**Source material:**
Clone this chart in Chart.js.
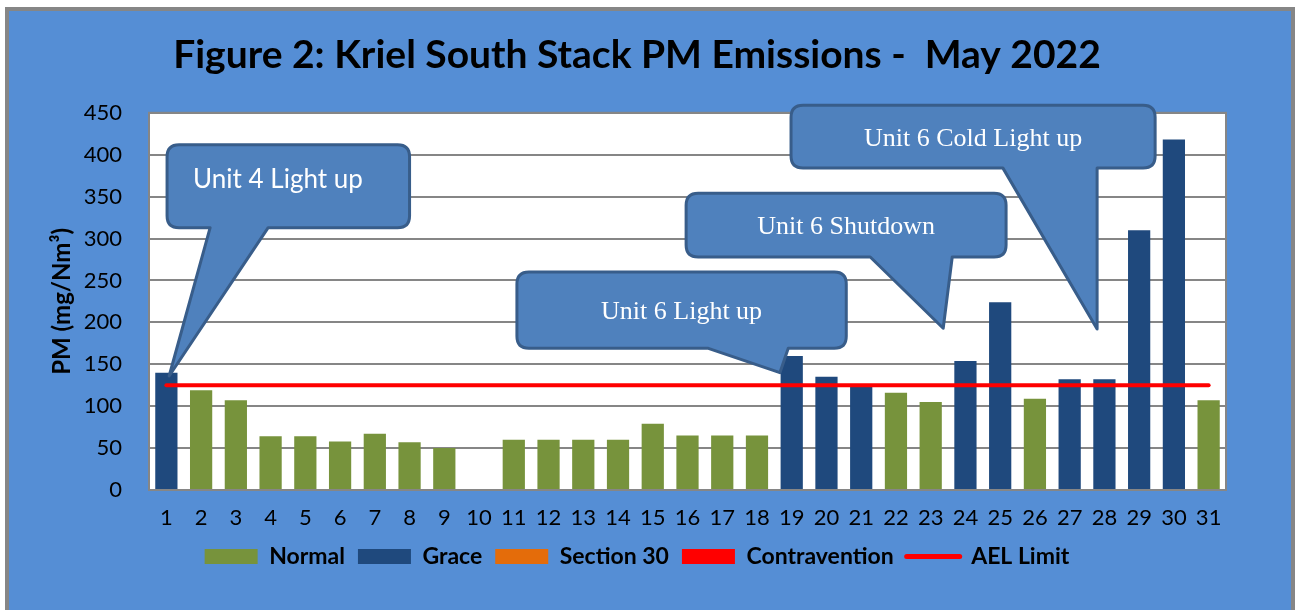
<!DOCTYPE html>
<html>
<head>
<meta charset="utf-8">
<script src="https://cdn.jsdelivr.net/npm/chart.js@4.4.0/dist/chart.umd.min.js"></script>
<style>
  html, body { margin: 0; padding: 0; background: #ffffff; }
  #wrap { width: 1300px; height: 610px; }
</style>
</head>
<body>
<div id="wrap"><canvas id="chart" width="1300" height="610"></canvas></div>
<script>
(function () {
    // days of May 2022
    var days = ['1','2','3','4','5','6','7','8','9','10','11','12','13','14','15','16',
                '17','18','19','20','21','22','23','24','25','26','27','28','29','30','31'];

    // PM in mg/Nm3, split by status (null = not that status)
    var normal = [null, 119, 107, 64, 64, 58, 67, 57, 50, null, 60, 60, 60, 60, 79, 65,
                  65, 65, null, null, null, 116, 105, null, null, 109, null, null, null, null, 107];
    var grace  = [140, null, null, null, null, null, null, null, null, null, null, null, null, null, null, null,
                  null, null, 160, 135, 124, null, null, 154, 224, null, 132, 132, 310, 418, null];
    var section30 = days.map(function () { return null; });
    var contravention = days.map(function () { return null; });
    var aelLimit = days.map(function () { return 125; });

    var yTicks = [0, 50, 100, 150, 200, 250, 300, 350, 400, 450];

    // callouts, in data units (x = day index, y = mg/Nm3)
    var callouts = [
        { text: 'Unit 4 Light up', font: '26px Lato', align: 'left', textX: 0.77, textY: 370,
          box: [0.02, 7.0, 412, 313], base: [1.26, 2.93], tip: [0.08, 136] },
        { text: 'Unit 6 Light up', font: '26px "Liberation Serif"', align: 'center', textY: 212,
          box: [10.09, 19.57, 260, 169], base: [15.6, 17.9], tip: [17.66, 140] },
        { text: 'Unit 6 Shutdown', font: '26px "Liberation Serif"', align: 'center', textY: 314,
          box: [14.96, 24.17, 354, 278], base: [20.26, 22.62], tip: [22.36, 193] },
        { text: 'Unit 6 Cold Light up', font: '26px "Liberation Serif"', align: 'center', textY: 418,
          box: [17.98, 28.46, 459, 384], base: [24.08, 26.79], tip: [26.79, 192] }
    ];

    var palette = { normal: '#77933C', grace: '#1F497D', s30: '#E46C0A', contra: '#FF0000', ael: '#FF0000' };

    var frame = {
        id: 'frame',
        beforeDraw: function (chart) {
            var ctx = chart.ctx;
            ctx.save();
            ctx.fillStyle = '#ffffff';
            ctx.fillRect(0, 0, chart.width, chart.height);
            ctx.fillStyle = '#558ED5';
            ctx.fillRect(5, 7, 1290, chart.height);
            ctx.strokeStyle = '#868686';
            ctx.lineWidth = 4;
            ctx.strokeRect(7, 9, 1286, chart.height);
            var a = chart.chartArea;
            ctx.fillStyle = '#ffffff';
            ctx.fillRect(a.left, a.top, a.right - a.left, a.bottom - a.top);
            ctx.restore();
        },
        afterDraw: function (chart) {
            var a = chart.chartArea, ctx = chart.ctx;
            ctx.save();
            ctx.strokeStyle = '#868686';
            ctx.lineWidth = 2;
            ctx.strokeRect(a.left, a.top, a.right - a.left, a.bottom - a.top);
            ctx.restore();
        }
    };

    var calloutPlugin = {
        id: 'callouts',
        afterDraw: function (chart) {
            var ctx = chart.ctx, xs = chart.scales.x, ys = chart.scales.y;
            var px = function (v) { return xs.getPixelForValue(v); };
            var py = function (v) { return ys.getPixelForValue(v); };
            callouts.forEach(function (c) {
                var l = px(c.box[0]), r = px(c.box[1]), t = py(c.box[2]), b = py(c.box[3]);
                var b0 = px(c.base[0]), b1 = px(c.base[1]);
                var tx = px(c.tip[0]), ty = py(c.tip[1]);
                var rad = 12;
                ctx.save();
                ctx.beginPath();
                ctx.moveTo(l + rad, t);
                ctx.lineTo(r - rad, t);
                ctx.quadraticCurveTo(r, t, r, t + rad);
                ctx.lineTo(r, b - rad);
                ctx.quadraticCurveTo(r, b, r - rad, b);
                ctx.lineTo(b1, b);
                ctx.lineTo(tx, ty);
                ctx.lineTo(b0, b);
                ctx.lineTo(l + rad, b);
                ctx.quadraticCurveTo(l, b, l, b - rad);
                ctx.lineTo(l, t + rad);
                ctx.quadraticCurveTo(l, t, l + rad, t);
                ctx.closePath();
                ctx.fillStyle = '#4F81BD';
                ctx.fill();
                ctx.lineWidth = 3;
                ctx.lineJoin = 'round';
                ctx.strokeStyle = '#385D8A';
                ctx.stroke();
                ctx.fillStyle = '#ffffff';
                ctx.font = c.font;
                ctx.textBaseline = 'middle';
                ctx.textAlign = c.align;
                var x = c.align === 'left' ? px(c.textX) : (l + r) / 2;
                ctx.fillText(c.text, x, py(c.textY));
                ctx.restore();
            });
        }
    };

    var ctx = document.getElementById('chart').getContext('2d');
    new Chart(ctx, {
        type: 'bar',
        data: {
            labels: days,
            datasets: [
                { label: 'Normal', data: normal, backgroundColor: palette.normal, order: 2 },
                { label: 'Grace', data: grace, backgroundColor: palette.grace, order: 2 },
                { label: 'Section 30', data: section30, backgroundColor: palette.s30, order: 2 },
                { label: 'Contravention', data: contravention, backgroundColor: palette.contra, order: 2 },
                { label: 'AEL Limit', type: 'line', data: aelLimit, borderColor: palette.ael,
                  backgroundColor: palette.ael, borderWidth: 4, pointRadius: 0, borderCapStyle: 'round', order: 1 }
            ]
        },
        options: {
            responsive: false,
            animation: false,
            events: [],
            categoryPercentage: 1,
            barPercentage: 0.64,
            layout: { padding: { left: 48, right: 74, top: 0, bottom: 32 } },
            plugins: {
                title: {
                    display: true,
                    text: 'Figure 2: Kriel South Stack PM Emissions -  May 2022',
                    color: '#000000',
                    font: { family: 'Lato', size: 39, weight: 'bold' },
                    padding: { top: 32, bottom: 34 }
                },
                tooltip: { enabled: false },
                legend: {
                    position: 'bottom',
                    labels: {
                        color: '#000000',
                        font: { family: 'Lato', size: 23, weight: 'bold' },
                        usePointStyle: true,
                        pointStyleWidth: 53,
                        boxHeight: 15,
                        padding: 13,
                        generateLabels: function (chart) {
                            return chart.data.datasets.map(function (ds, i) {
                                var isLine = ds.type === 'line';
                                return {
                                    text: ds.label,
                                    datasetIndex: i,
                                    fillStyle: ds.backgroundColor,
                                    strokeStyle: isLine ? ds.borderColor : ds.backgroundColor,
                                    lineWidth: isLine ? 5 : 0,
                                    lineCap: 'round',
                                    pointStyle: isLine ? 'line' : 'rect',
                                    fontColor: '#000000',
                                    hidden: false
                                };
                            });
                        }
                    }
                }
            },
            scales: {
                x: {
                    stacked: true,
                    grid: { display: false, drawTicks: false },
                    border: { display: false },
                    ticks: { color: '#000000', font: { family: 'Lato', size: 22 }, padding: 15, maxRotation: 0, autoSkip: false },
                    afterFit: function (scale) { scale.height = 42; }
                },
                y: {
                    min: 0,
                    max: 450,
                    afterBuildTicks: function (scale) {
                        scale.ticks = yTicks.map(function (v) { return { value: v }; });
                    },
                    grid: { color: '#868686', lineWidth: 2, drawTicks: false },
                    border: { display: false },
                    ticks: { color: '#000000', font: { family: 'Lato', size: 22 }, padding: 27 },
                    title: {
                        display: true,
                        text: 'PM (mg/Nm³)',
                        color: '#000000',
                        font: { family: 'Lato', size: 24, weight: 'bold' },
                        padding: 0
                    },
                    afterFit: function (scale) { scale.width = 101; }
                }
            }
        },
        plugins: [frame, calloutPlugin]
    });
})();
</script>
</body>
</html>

**Request:** Would you reproduce the lines above, from the very first through the line containing "350, 400, 450];", exactly and without the pictures?

**Full response:**
Clone this chart in Chart.js.
<!DOCTYPE html>
<html>
<head>
<meta charset="utf-8">
<script src="https://cdn.jsdelivr.net/npm/chart.js@4.4.0/dist/chart.umd.min.js"></script>
<style>
  html, body { margin: 0; padding: 0; background: #ffffff; }
  #wrap { width: 1300px; height: 610px; }
</style>
</head>
<body>
<div id="wrap"><canvas id="chart" width="1300" height="610"></canvas></div>
<script>
(function () {
    // days of May 2022
    var days = ['1','2','3','4','5','6','7','8','9','10','11','12','13','14','15','16',
                '17','18','19','20','21','22','23','24','25','26','27','28','29','30','31'];

    // PM in mg/Nm3, split by status (null = not that status)
    var normal = [null, 119, 107, 64, 64, 58, 67, 57, 50, null, 60, 60, 60, 60, 79, 65,
                  65, 65, null, null, null, 116, 105, null, null, 109, null, null, null, null, 107];
    var grace  = [140, null, null, null, null, null, null, null, null, null, null, null, null, null, null, null,
                  null, null, 160, 135, 124, null, null, 154, 224, null, 132, 132, 310, 418, null];
    var section30 = days.map(function () { return null; });
    var contravention = days.map(function () { return null; });
    var aelLimit = days.map(function () { return 125; });

    var yTicks = [0, 50, 100, 150, 200, 250, 300, 350, 400, 450];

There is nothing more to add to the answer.